Sinclair submitted a revised plan for its proposed $3.9 billion acquisition of Tribune Media, which includes the divestiture of WGN-TV in Chicago, and WPIX-TV in New York in order to comply with the FCC’s 39 percent national ownership cap.
According to a Wednesday FCC filing, spotted by MultiChannel News, Sinclair has purchase agreements with undisclosed buyers, with the deals concluding around the time the Tribune merger is completed.
In footnotes, however, Sinclair indicated it would enter into service agreements with the buyers; a move Bloomberg pointed out that could leave the broadcast giant in de facto control over a placeholder owner.
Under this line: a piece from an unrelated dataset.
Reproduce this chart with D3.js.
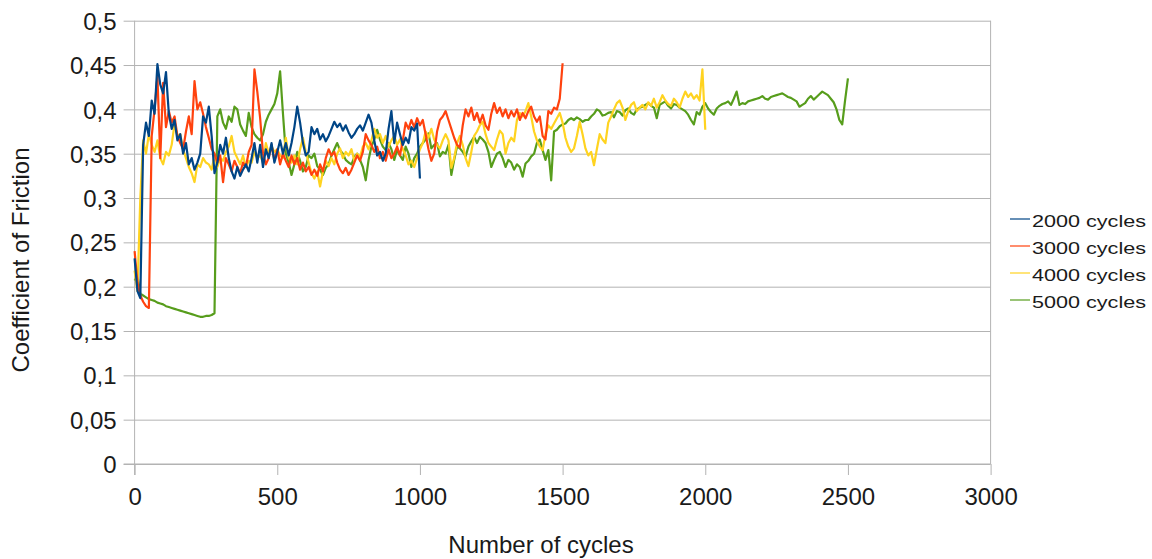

“It’ll be one of those arrangements where, for all intents and purposes, they still own and run the stations,” Gigi Sohn, an FCC aide when the agency in 2014, tried to curb sharing practices used by Sinclair and others, told Bloomberg. “It is a complete and total evasion of the rules.”
FCC Ajit Pai last year put an end to the previous Democratic FCC’s guidance to carefully examine joint service agreements.
Sinclair is also divesting one or more stations in Seattle-Tacoma; St. Louis, Mo.; Salt Lake City, Utah; Oklahoma City, Okla.; Greensboro-High Point-Winston Salem, N.C.; Grand Rapids, Mich.; Richmond, Va.; and Des Moines-Ames, Iowa.
The company is seeking permission to own two of the top four stations in Greensboro-High Point-Winston Salem, N.C., Harrisburg-Lancaster-Lebanon-York, Pa., and Indianapolis.
Sinclair also wants to keep both of its stations in Portland, Ore., as the FCC eliminated the requirement that at least eight independently owned TV stations remain in a market after combining ownership of two stations.
The FCC will consider the potential duopolies on a case-by-case basis.
Last month the FCC paused its review of the proposed deal, putting its 180-day “shot clock” for the merger on hold so divestiture applications from Sinclair could be filed and fully reviewed by the agency.